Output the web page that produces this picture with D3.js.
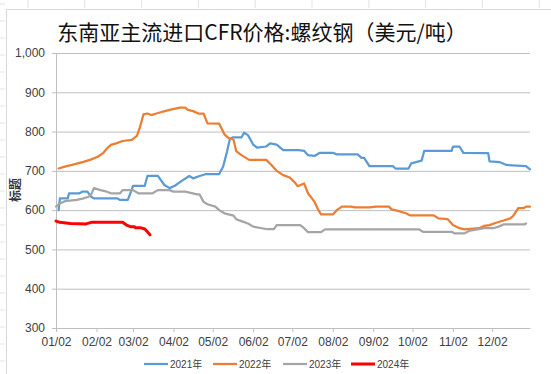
<!DOCTYPE html>
<html>
<head>
<meta charset="utf-8">
<script src="https://cdn.jsdelivr.net/npm/d3@7"></script>
<style>
  body { margin: 0; background: #fff; }
  svg { display: block; }
</style>
</head>
<body>
<div id="chart"></div>
<script>
// values, [MM-DD, USD/t]
const s2021 = [
  ["01-04", 600], ["01-05", 630], ["01-11", 630], ["01-12", 643], ["01-20", 643],
  ["01-22", 647], ["01-26", 647], ["01-29", 634], ["01-31", 630], ["02-18", 630],
  ["02-20", 626], ["02-26", 626], ["02-28", 643], ["03-02", 662], ["03-11", 662],
  ["03-13", 687], ["03-21", 687], ["03-26", 664], ["03-30", 656], ["04-03", 662],
  ["04-08", 674], ["04-14", 687], ["04-17", 681], ["04-22", 687], ["04-27", 692],
  ["05-07", 692], ["05-10", 711], ["05-13", 749], ["05-15", 779], ["05-17", 785],
  ["05-24", 785], ["05-26", 797], ["05-29", 791], ["06-02", 767], ["06-05", 759],
  ["06-12", 762], ["06-15", 770], ["06-20", 767], ["06-25", 753], ["07-07", 753],
  ["07-11", 751], ["07-14", 740], ["07-19", 738], ["07-23", 746], ["08-02", 746],
  ["08-05", 742], ["08-21", 742], ["08-24", 733], ["08-26", 733], ["08-30", 712],
  ["09-17", 712], ["09-19", 706], ["09-29", 706], ["10-01", 719], ["10-09", 726],
  ["10-11", 751], ["11-01", 751], ["11-02", 762], ["11-07", 762], ["11-10", 746],
  ["11-29", 745], ["11-30", 724], ["12-08", 722], ["12-13", 715], ["12-28", 712],
  ["12-31", 704]
];
const s2022 = [
  ["01-04", 706], ["01-08", 710], ["01-15", 716], ["01-23", 723], ["01-28", 728],
  ["02-03", 736], ["02-07", 745], ["02-10", 757], ["02-13", 766], ["02-17", 770],
  ["02-22", 776], ["03-01", 779], ["03-05", 789], ["03-07", 808], ["03-10", 844],
  ["03-13", 846], ["03-16", 842], ["03-20", 846], ["03-25", 851], ["03-30", 855],
  ["04-07", 861], ["04-11", 861], ["04-13", 855], ["04-17", 852], ["04-21", 846],
  ["04-25", 846], ["04-28", 821], ["05-07", 820], ["05-11", 793], ["05-14", 784],
  ["05-18", 779], ["05-20", 750], ["05-24", 740], ["05-30", 728], ["06-12", 728],
  ["06-16", 715], ["06-20", 700], ["06-25", 689], ["06-30", 683], ["07-04", 670],
  ["07-06", 661], ["07-11", 668], ["07-14", 643], ["07-17", 630], ["07-19", 621],
  ["07-22", 600], ["07-24", 589], ["08-02", 589], ["08-05", 600], ["08-09", 609],
  ["08-16", 609], ["08-19", 607], ["08-30", 607], ["09-04", 609], ["09-14", 609],
  ["09-16", 602], ["09-21", 598], ["09-27", 592], ["09-30", 587], ["10-18", 587],
  ["10-22", 579], ["10-29", 577], ["11-02", 562], ["11-07", 554], ["11-11", 551],
  ["11-22", 554], ["11-26", 560], ["11-30", 562], ["12-05", 568], ["12-12", 575],
  ["12-16", 579], ["12-18", 585], ["12-22", 605], ["12-26", 605], ["12-28", 609],
  ["12-31", 609]
];
const s2023 = [
  ["01-02", 609], ["01-05", 617], ["01-09", 623], ["01-18", 626], ["01-23", 630],
  ["01-27", 634], ["01-29", 640], ["01-31", 656], ["02-05", 651], ["02-10", 647],
  ["02-13", 643], ["02-20", 643], ["02-22", 651], ["03-02", 651], ["03-06", 643],
  ["03-17", 643], ["03-21", 651], ["03-30", 651], ["04-02", 647], ["04-11", 647],
  ["04-20", 640], ["04-22", 640], ["04-25", 621], ["04-28", 615], ["05-04", 609],
  ["05-07", 600], ["05-11", 592], ["05-18", 586], ["05-20", 577], ["05-24", 572],
  ["05-29", 566], ["06-02", 558], ["06-12", 552], ["06-18", 552], ["06-20", 562],
  ["07-08", 562], ["07-11", 554], ["07-14", 544], ["07-24", 544], ["07-27", 551],
  ["10-07", 551], ["10-10", 545], ["11-01", 545], ["11-03", 541], ["11-11", 541],
  ["11-15", 548], ["11-21", 551], ["11-26", 554], ["12-03", 554], ["12-07", 558],
  ["12-11", 564], ["12-27", 564], ["12-28", 566]
];
const s2024 = [
  ["01-02", 572], ["01-05", 569], ["01-13", 566], ["01-25", 565], ["01-29", 569],
  ["02-22", 569], ["02-25", 562], ["02-28", 558], ["03-03", 558], ["03-04", 555],
  ["03-08", 555], ["03-11", 552], ["03-13", 545], ["03-15", 537]
];
const seriesNames = ["2021年", "2022年", "2023年", "2024年"];
const seriesColors = ["#5b9bd5", "#ed7d31", "#a5a5a5", "#ff0000"];
const yTicks = [300, 400, 500, 600, 700, 800, 900, 1000];
const xTickLabels = ["01-02", "02-02", "03-02", "04-02", "05-02", "06-02",
  "07-02", "08-02", "09-02", "10-02", "11-02", "12-02"];

const W = 551, H = 374;
const margin = { top: 53, right: 21, bottom: 46, left: 56 };
const parse = d3.timeParse("%Y-%m-%d");
const day = (md) => parse("2021-" + md); // all years on one calendar axis

const svg = d3.select("#chart").append("svg")
  .attr("width", W).attr("height", H);

// spreadsheet cell marks outside the chart frame
svg.append("g").selectAll("line").data(d3.range(28, W, 56.8)).join("line")
  .attr("x1", (d) => d).attr("x2", (d) => d).attr("y1", 0).attr("y2", 8)
  .attr("stroke", "#e3e3e3");
svg.append("g").selectAll("line").data(d3.range(4, H, 17)).join("line")
  .attr("x1", 0).attr("x2", 5).attr("y1", (d) => d).attr("y2", (d) => d)
  .attr("stroke", "#e3e3e3");

// chart frame
svg.append("rect")
  .attr("x", 6.5).attr("y", 9.5).attr("width", W + 10).attr("height", H + 10)
  .attr("fill", "#fff").attr("stroke", "#d9d9d9");

const x = d3.scaleTime()
  .domain([day("01-02"), day("12-31")])
  .range([margin.left, W - margin.right]);
const y = d3.scaleLinear()
  .domain([300, 1000])
  .range([H - margin.bottom, margin.top]);

// title
svg.append("text")
  .attr("x", 262).attr("y", 40)
  .attr("text-anchor", "middle")
  .style("font-family", "'Noto Sans CJK SC', sans-serif")
  .style("font-size", "21px")
  .attr("fill", "#111")
  .text("东南亚主流进口CFR价格:螺纹钢（美元/吨）");

// y axis + grid
const yAxis = svg.append("g")
  .attr("transform", `translate(${margin.left},0)`)
  .call(d3.axisLeft(y).tickValues(yTicks).tickFormat(d3.format(","))
    .tickSizeInner(-(W - margin.left - margin.right)).tickSizeOuter(0).tickPadding(11));
yAxis.select(".domain").attr("stroke", "#bfbfbf");
yAxis.selectAll(".tick line").attr("stroke", "#bfbfbf").attr("x1", -4);
yAxis.selectAll(".tick text")
  .style("font-family", "'Liberation Sans', Arial, sans-serif")
  .style("font-size", "12px").attr("fill", "#404040");

// x axis
const xAxis = svg.append("g")
  .attr("transform", `translate(0,${H - margin.bottom})`)
  .call(d3.axisBottom(x).tickValues(xTickLabels.map(day))
    .tickFormat(d3.timeFormat("%m/%d")).tickSizeInner(4).tickSizeOuter(0).tickPadding(5));
xAxis.select(".domain").attr("stroke", "#bfbfbf");
xAxis.selectAll(".tick line").attr("stroke", "#bfbfbf");
xAxis.selectAll(".tick text")
  .style("font-family", "'Liberation Sans', Arial, sans-serif")
  .style("font-size", "12px").attr("fill", "#404040");

// y title
svg.append("text")
  .attr("transform", "translate(20,190) rotate(-90)")
  .attr("text-anchor", "middle")
  .style("font-family", "'Noto Sans CJK SC', sans-serif")
  .style("font-size", "12px").style("font-weight", "bold")
  .attr("fill", "#333")
  .text("标题");

// lines
const line = d3.line()
  .x((d) => x(day(d[0])))
  .y((d) => y(d[1]));
const all = [s2021, s2022, s2023, s2024];
svg.append("g").selectAll("path").data(all).join("path")
  .attr("d", line)
  .attr("fill", "none")
  .attr("stroke", (d, i) => seriesColors[i])
  .attr("stroke-width", (d, i) => (i === 3 ? 3 : 2.25))
  .attr("stroke-linejoin", "round")
  .attr("stroke-linecap", "round");

// legend
const legendX = [144, 213, 283, 351];
const legend = svg.append("g").selectAll("g").data(seriesNames).join("g")
  .attr("transform", (d, i) => `translate(${legendX[i]},364)`);
legend.append("line")
  .attr("x1", 0).attr("x2", 24)
  .attr("stroke", (d, i) => seriesColors[i])
  .attr("stroke-width", (d, i) => (i === 3 ? 3 : 2.25));
legend.append("text")
  .attr("x", 26).attr("y", 3.5)
  .style("font-family", "'Liberation Sans', 'Noto Sans CJK SC', sans-serif")
  .style("font-size", "10px").attr("fill", "#404040")
  .text((d) => d);
</script>
</body>
</html>
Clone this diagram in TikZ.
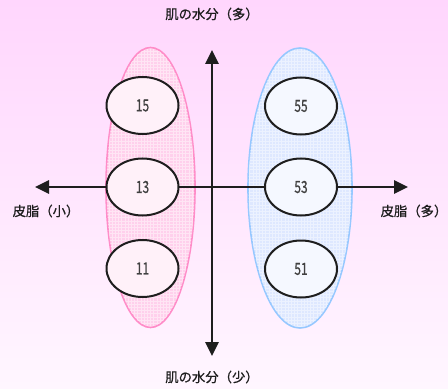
\documentclass[tikz,border=0pt]{standalone}
\usepackage{fontspec}
\setmainfont{Noto Sans CJK JP}
\newfontfamily\jpm{Noto Sans CJK JP}[FakeBold=0.8]
\usetikzlibrary{shapes.geometric,arrows.meta}
\definecolor{bgtop}{RGB}{255,214,253}
\definecolor{bgbot}{RGB}{255,246,255}
\definecolor{pinkfill}{RGB}{255,208,236}
\definecolor{pinkedge}{RGB}{255,140,200}
\definecolor{bluefill}{RGB}{222,232,255}
\definecolor{blueedge}{RGB}{150,200,255}
\definecolor{ink}{RGB}{30,30,30}
\tikzset{
  bigL/.style={ellipse, draw=pinkedge, line width=1.2pt, fill=pinkfill, minimum width=66.75pt, minimum height=210pt, inner sep=0pt},
  bigR/.style={ellipse, draw=blueedge, line width=1.2pt, fill=bluefill, minimum width=78pt, minimum height=210pt, inner sep=0pt},
  smallL/.style={ellipse, draw=ink, line width=1.5pt, fill=white!70!pinkfill, minimum width=54pt, minimum height=42.75pt, inner sep=0pt, font=\jpm\fontsize{12.5pt}{14pt}\selectfont, text=ink!85},
  smallR/.style={smallL, fill=white!70!bluefill},
  axis/.style={ink, line width=1.5pt, -{Triangle[length=10.5pt,width=10pt]}},
  lbl/.style={font=\jpm\fontsize{10pt}{12pt}\selectfont, text=ink, inner sep=0pt}
}
\newcommand{\cnum}[1]{\scalebox{0.72}[1]{#1}}
\begin{document}
\begin{tikzpicture}[x=0.75pt,y=-0.75pt]
\useasboundingbox (0,0) rectangle (448,388);
\shade[top color=bgtop, bottom color=bgbot] (0,0) rectangle (448,388);
\node[bigL] (L) at (150.5,187.5) {};
\node[bigR] (R) at (300,188) {};
\begin{scope}
\clip (150.5,187.5) ellipse [x radius=44, y radius=139];
\draw[white, opacity=0.45, line width=0.3pt, step=2.4pt] (100,40) grid (200,335);
\end{scope}
\begin{scope}
\clip (300,188) ellipse [x radius=51.5, y radius=139];
\draw[white, opacity=0.45, line width=0.3pt, step=2.4pt] (240,40) grid (360,335);
\end{scope}
\coordinate (xl) at (35,187);
\coordinate (xr) at (408,187);
\coordinate (yt) at (212,50);
\coordinate (yb) at (212,356);
\coordinate (o) at (212,187);
\draw[axis] (o) -- (xl);
\draw[axis] (o) -- (xr);
\draw[axis] (o) -- (yt);
\draw[axis] (o) -- (yb);
\node[smallL] (n15) at (142.5,105.5) {\cnum{15}};
\node[smallL] (n13) at (142.5,187) {\cnum{13}};
\node[smallL] (n11) at (142.5,268.5) {\cnum{11}};
\node[smallR] (n55) at (301,106) {\cnum{55}};
\node[smallR] (n53) at (301,187) {\cnum{53}};
\node[smallR] (n51) at (301,269) {\cnum{51}};
\node[lbl] (top) at (212,14) {肌の水分（多）};
\node[lbl] (bot) at (212,377) {肌の水分（少）};
\node[lbl] (left) at (46,211) {皮脂（小）};
\node[lbl] (right) at (414,211) {皮脂（多）};
\end{tikzpicture}
\end{document}
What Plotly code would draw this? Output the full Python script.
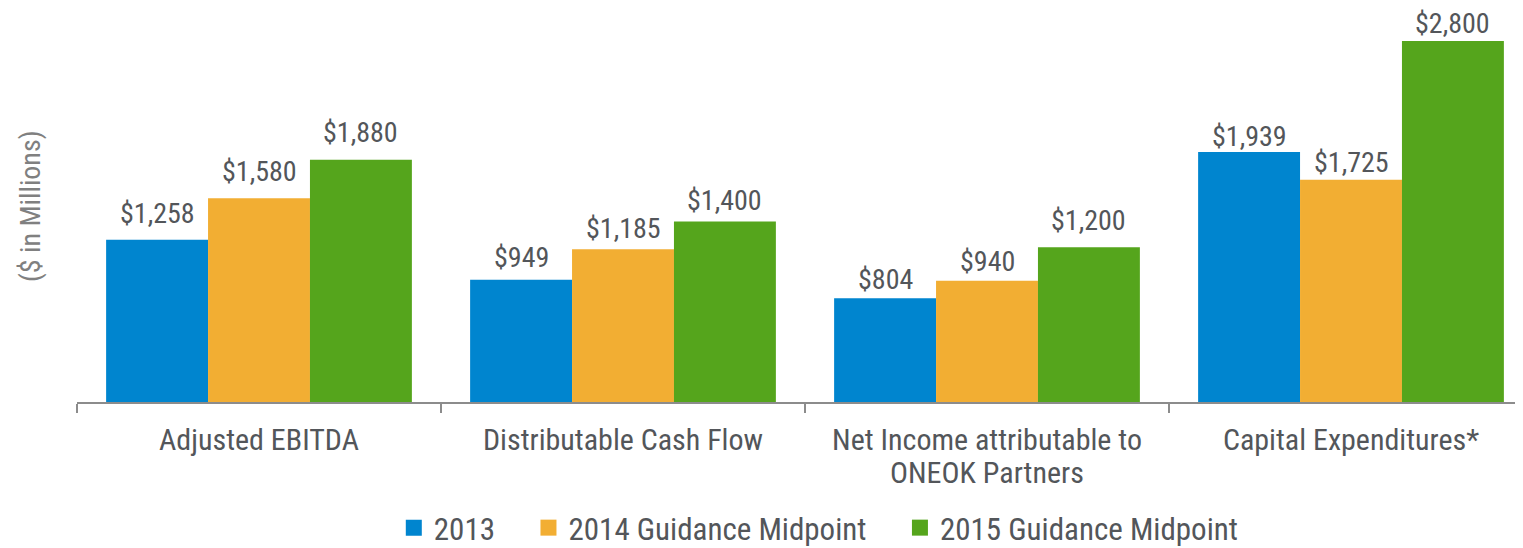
import plotly.graph_objects as go

categories = ["Adjusted EBITDA", "Distributable Cash Flow",
              "Net Income attributable to<br>ONEOK Partners", "Capital Expenditures*"]
series_names = ["2013", "2014 Guidance Midpoint", "2015 Guidance Midpoint"]
values_2013 = [1258, 949, 804, 1939]
values_2014 = [1580, 1185, 940, 1725]
values_2015 = [1880, 1400, 1200, 2800]
series_values = [values_2013, values_2014, values_2015]
colors = ["#0085CF", "#F2AE33", "#55A51C"]

# style: vertical pixel offset of each value label above its bar (per category, per series)
label_shift = [[26, 27, 27], [22, 21, 21], [19, 19, 27], [16, 17, 18]]

FONT = "Liberation Sans Narrow, Arial Narrow, Roboto Condensed, DejaVu Sans Condensed, sans-serif"
TEXT = "#53565A"
bw = 0.28  # bar width in category units
NB = "\u00a0"
legend_pad = [NB * 4, NB * 4, ""]

fig = go.Figure()
annotations = []
for j, (name, vals, col) in enumerate(zip(series_names, series_values, colors)):
    xs = [i + (j - 1) * bw for i in range(len(categories))]
    fig.add_trace(go.Bar(x=xs, y=vals, width=bw, marker=dict(color=col, line=dict(width=0)),
                         name=name, showlegend=False, hoverinfo="y"))
    fig.add_trace(go.Scatter(x=[None], y=[None], mode="markers", name=name + legend_pad[j],
                             marker=dict(symbol="square", size=17, color=col)))
    for i, (x, v) in enumerate(zip(xs, vals)):
        annotations.append(dict(x=x, y=v, xref="x", yref="y", text=f"${v:,}", showarrow=False,
                                yanchor="middle", yshift=label_shift[i][j],
                                font=dict(family=FONT, size=28, color=TEXT)))

# category labels: first line as tick label, further lines as annotations (tighter line spacing)
ticktext = []
for i, c in enumerate(categories):
    lines = c.split("<br>")
    ticktext.append(lines[0])
    for k, extra in enumerate(lines[1:], start=1):
        annotations.append(dict(x=i, xref="x", yref="paper", y=0, yanchor="middle",
                                yshift=-38 - 32 * k, text=extra, showarrow=False,
                                font=dict(family=FONT, size=30, color=TEXT)))

annotations.append(dict(xref="paper", yref="paper", x=-0.0325, y=0.5, text="($ in Millions)",
                        textangle=-90, showarrow=False, xanchor="center", yanchor="middle",
                        font=dict(family=FONT, size=28, color="#808080")))

# page body has an 8px margin, so the figure is 8px smaller and margins are shifted
fig.update_layout(
    width=1515, height=540,
    margin=dict(l=69, r=0, t=2, b=146, autoexpand=False),
    plot_bgcolor="white", paper_bgcolor="white",
    font=dict(family=FONT, color=TEXT),
    annotations=annotations,
    legend=dict(orientation="h", x=0.513, xanchor="center", y=-0.3214, yanchor="middle",
                font=dict(family=FONT, size=31, color=TEXT), itemwidth=30),
    xaxis=dict(range=[-0.5, -0.5 + 1446 / 364], tickvals=list(range(len(categories))),
               ticktext=ticktext, ticks="", showgrid=False, zeroline=False,
               showline=True, linecolor="#8C8C8C", linewidth=1.5,
               tickfont=dict(family=FONT, size=30, color=TEXT), ticklabelstandoff=10,
               minor=dict(tick0=-0.5, dtick=1, ticks="outside", ticklen=9,
                          tickcolor="#8C8C8C", tickwidth=1.5, showgrid=False)),
    yaxis=dict(range=[0, 3041], visible=False, showgrid=False, zeroline=False),
)

fig.write_html("out.html")
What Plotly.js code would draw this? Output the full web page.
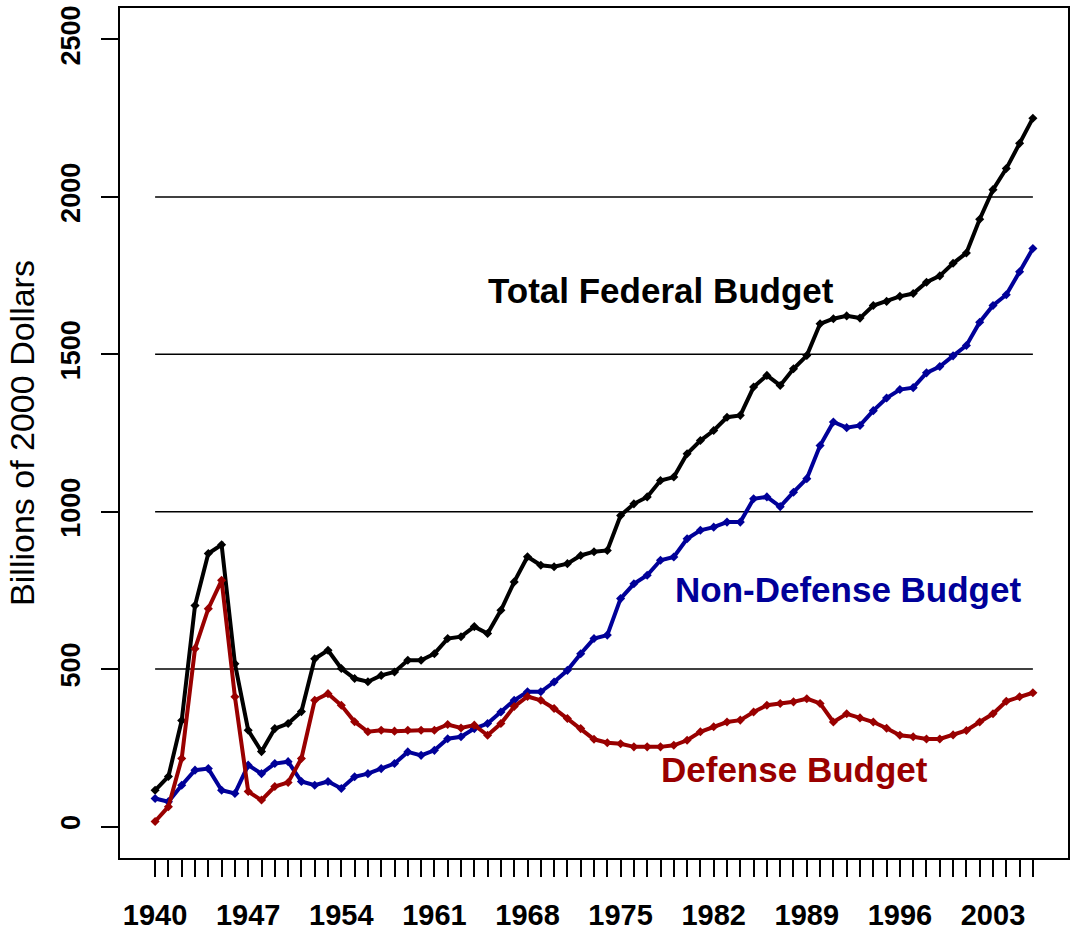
<!DOCTYPE html>
<html>
<head>
<meta charset="utf-8">
<script src="https://cdn.plot.ly/plotly-3.0.1.min.js"></script>
<style>
html, body { margin: 0; padding: 0; background: #ffffff; }
#chart { width: 1070px; height: 941px; }
</style>
</head>
<body>
<div id="chart"></div>
<script>
// Fiscal years
const years = [];
for (let y = 1940; y <= 2006; y++) years.push(y);

// Billions of 2000 dollars
const totalBudget = [
  115, 159, 337, 702, 867, 895, 517, 306, 238, 311,
  327, 365, 533, 560, 502, 470, 460, 480, 491, 528,
  528, 549, 597, 603, 635, 613, 687, 777, 857, 830,
  825, 835, 861, 873, 877, 988, 1025, 1047, 1099, 1110,
  1184, 1226, 1258, 1300, 1306, 1396, 1433, 1401, 1454, 1496,
  1597, 1613, 1622, 1615, 1655, 1668, 1684, 1693, 1729, 1749,
  1789, 1822, 1929, 2023, 2090, 2170, 2250
];
const nonDefenseBudget = [
  89, 79, 131, 179, 184, 115, 105, 195, 168, 200,
  206, 143, 131, 143, 121, 158, 168, 184, 200, 237,
  226, 242, 279, 285, 311, 327, 364, 401, 428, 428,
  459, 496, 549, 597, 608, 724, 771, 798, 846, 856,
  914, 941, 951, 967, 967, 1041, 1047, 1016, 1062, 1105,
  1210, 1285, 1267, 1274, 1321, 1361, 1388, 1394, 1441, 1461,
  1495, 1528, 1602, 1655, 1689, 1762, 1836
];
const defenseBudget = [
  16, 63, 216, 565, 692, 782, 412, 111, 84, 127,
  140, 216, 401, 422, 385, 333, 301, 306, 303, 306,
  306, 306, 324, 313, 322, 290, 327, 381, 413, 401,
  375, 343, 311, 277, 266, 263, 253, 253, 253, 258,
  274, 301, 317, 332, 338, 364, 385, 391, 396, 406,
  391, 332, 358, 345, 332, 312, 290, 285, 278, 278,
  291, 305, 332, 358, 398, 412, 425
];

const seriesNames = ["Total Federal Budget", "Non-Defense Budget", "Defense Budget"];
const seriesColors = ["#000000", "#000099", "#990000"];

const yTickVals = [0, 500, 1000, 1500, 2000, 2500];
const gridVals = [500, 1000, 1500, 2000];
const xLabelYears = [1940, 1947, 1954, 1961, 1968, 1975, 1982, 1989, 1996, 2003];
const xTickText = years.map(y => xLabelYears.includes(y) ? String(y) : "");

// label anchors (year, value) for the in-plot series names
const labelYears = [1978.0, 1992.1, 1988.1];
const labelValues = [1702, 752, 181];

const seriesData = [totalBudget, nonDefenseBudget, defenseBudget];

const traces = seriesData.map((vals, i) => ({
  x: years,
  y: vals,
  type: "scatter",
  mode: "lines+markers",
  name: seriesNames[i],
  line: { color: seriesColors[i], width: 4 },
  marker: { color: seriesColors[i], size: 7, symbol: "diamond" },
  hoverinfo: "x+y+name"
}));

const shapes = gridVals.map(v => ({
  type: "line", xref: "x", yref: "y",
  x0: years[0], x1: years[years.length - 1], y0: v, y1: v,
  line: { color: "#000000", width: 1.5 },
  layer: "below"
}));

const annotations = seriesNames.map((t, i) => ({
  x: labelYears[i], y: labelValues[i], xref: "x", yref: "y",
  text: t, showarrow: false,
  xanchor: "center", yanchor: "middle",
  font: { family: "Liberation Sans, Arial, sans-serif", size: 35, weight: "bold", color: seriesColors[i] }
}));

const layout = {
  width: 1070,
  height: 941,
  margin: { l: 120, r: 2, t: 8, b: 83 },
  paper_bgcolor: "#ffffff",
  plot_bgcolor: "#ffffff",
  showlegend: false,
  font: { family: "Liberation Sans, Arial, sans-serif", color: "#000000" },
  xaxis: {
    range: [1937.36, 2008.64],
    tickmode: "array",
    tickvals: years,
    ticktext: xTickText,
    ticks: "outside",
    ticklen: 17,
    tickwidth: 1.5,
    tickcolor: "#000000",
    tickfont: { size: 29, weight: "bold", color: "#000000" },
    ticklabelstandoff: 13,
    showgrid: false,
    zeroline: false,
    showline: true,
    mirror: true,
    linecolor: "#000000",
    linewidth: 1.5
  },
  yaxis: {
    range: [-100, 2600],
    tickmode: "array",
    tickvals: yTickVals,
    ticktext: yTickVals.map(String),
    tickangle: -90,
    ticks: "outside",
    ticklen: 17,
    tickwidth: 1.5,
    tickcolor: "#000000",
    tickfont: { size: 27, weight: "bold", color: "#000000" },
    ticklabelstandoff: 10,
    showgrid: false,
    zeroline: false,
    showline: true,
    mirror: true,
    linecolor: "#000000",
    linewidth: 1.5,
    title: {
      text: "Billions of 2000 Dollars",
      font: { size: 34, color: "#000000" },
      standoff: 12
    }
  },
  shapes: shapes,
  annotations: annotations
};

Plotly.newPlot("chart", traces, layout, { displayModeBar: false, staticPlot: false });
</script>
</body>
</html>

= DIRECTION =
Make an exact copy of only the lines from the one with "What Plotly code" through the one with "font=dict(family=FONT, size=30, color=TEXT)))". Pictures don't belong in it.

= EXERCISE SOLUTION =
What Plotly code would draw this? Output the full Python script.
import plotly.graph_objects as go

categories = ["Adjusted EBITDA", "Distributable Cash Flow",
              "Net Income attributable to<br>ONEOK Partners", "Capital Expenditures*"]
series_names = ["2013", "2014 Guidance Midpoint", "2015 Guidance Midpoint"]
values_2013 = [1258, 949, 804, 1939]
values_2014 = [1580, 1185, 940, 1725]
values_2015 = [1880, 1400, 1200, 2800]
series_values = [values_2013, values_2014, values_2015]
colors = ["#0085CF", "#F2AE33", "#55A51C"]

# style: vertical pixel offset of each value label above its bar (per category, per series)
label_shift = [[26, 27, 27], [22, 21, 21], [19, 19, 27], [16, 17, 18]]

FONT = "Liberation Sans Narrow, Arial Narrow, Roboto Condensed, DejaVu Sans Condensed, sans-serif"
TEXT = "#53565A"
bw = 0.28  # bar width in category units
NB = "\u00a0"
legend_pad = [NB * 4, NB * 4, ""]

fig = go.Figure()
annotations = []
for j, (name, vals, col) in enumerate(zip(series_names, series_values, colors)):
    xs = [i + (j - 1) * bw for i in range(len(categories))]
    fig.add_trace(go.Bar(x=xs, y=vals, width=bw, marker=dict(color=col, line=dict(width=0)),
                         name=name, showlegend=False, hoverinfo="y"))
    fig.add_trace(go.Scatter(x=[None], y=[None], mode="markers", name=name + legend_pad[j],
                             marker=dict(symbol="square", size=17, color=col)))
    for i, (x, v) in enumerate(zip(xs, vals)):
        annotations.append(dict(x=x, y=v, xref="x", yref="y", text=f"${v:,}", showarrow=False,
                                yanchor="middle", yshift=label_shift[i][j],
                                font=dict(family=FONT, size=28, color=TEXT)))

# category labels: first line as tick label, further lines as annotations (tighter line spacing)
ticktext = []
for i, c in enumerate(categories):
    lines = c.split("<br>")
    ticktext.append(lines[0])
    for k, extra in enumerate(lines[1:], start=1):
        annotations.append(dict(x=i, xref="x", yref="paper", y=0, yanchor="middle",
                                yshift=-38 - 32 * k, text=extra, showarrow=False,
                                font=dict(family=FONT, size=30, color=TEXT)))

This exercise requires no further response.